Jan 6, 2013 - By Steven R. PeckTake the session seriously, lawmakers, and keep Wyoming issues uppermost
Some hard and serious work is about to begin as the Wyoming Legislature convenes this week for its biennial general session in Cheyenne.
The general session is a grueling assignment for the lawmakers -- two full months Cheyenne, most of it away from families and jobs expect for those close enough to the capital to make it less disruptive.
An avalanche of legislation awaits them as well. The reading load for our lawmakers would rival that of any great university. Many can't pull it off and realize it, hence the reliance on staff, the Legislative Service Office and, yes, lobbyists to help carry the learning load.
A lot of groundwork has been prepared already through committee meetings during the hiatus between sessions, but there will be bills that no one has thought of yet that will rise to dominant positions in the debate and deliberation. Try as they might the lawmakers and their supporting personnel can't anticipate it all.
Any legislator will tell you that unlike patience, energy, and sleep, one thing that isn't in short supply during the session is advice. It comes from everywhere, non-stop, made all the easier now through electronic communications. You think you've got an e-mail backlog, check out a legislator's laptop sometime.

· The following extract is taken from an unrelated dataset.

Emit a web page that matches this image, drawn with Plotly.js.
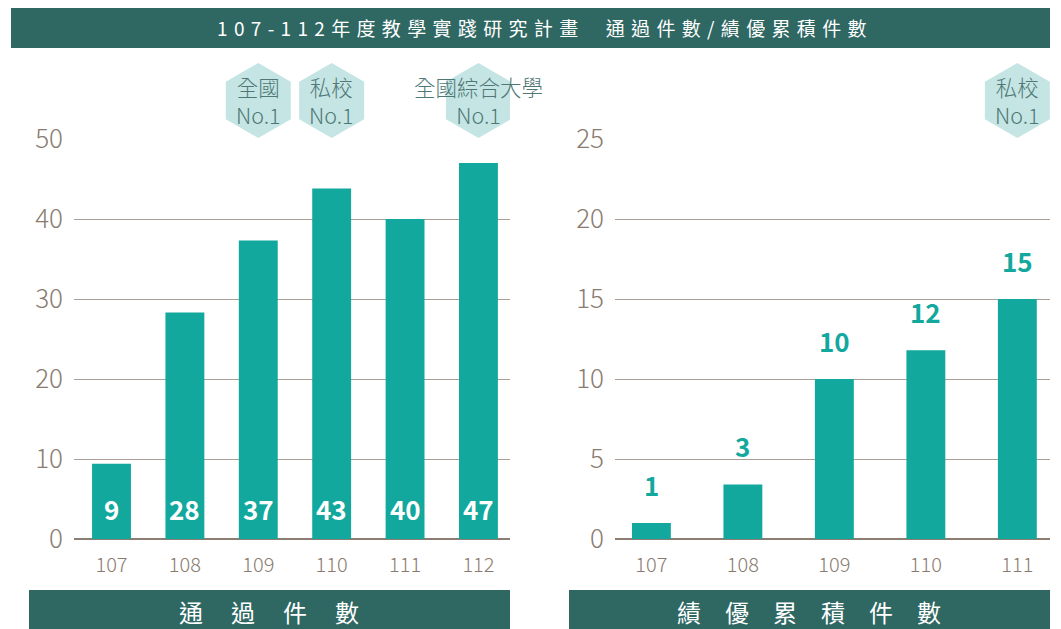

So it is with utmost respect for their situations that the newspaper offers two recommendations for the session that's about to begin.
First, quit worrying so much about what Barack Obama and the rest of the federal government is doing. Certainly there are many issues related to federal-state interaction that require careful, unwavering attention from our legislators and others in state government. But much rhetoric concerns peripheral matters that are irritating to Wyoming but which, practically speaking, don't really affect us very much.
The next two months are too important to our state for our legislators to worry so much about what the president says or what he wears, or who he had dinner with, or what book he's reading, or what his wife does. These lesser concerns threaten to undermine the vital work that needs to be done here. Let's pick our battles with Washington and the White House, and make sure they truly are worth our time and stomach acid before we give them priority over anything here at home.
Second, don't allocate one second more than necessary to discuss, consider and vote on laws that are long on publicity but short on substance. We remember a session some years back when an extraordinary amount of energy was invested into discussion of what the new Wyoming State Cookie was going to be. Many serious minds shuddered at what important state issue got left on the drawing board while the debate between the chocolate chip and the oatmeal raisin took shape. It seemed to go on for days.
Sometimes such bills can serve as a break from the tension of the rest of the session, almost the equivalent of recess to a busy elementary school class. Fine. But when the bell rings, it's time to get back to work.
In many enviable ways, Wyoming has an ideal legislative setup. Our state is small. Our state usually is wealthy. Our state has less partisan back-biting than most other states. Our legislators are close to the grass roots of the state. Our legislature operates out of the national spotlight for the most part.
So let's take advantage of all that. Dig into the job not motivated by what can ben condemned, resolved against, blocked, prevented or killed, but instead by what can be accomplished, what can be advanced, what can be built, what can be improved.
Best wishes to the Wyoming Legislature. Your state is watching you. Do us proud.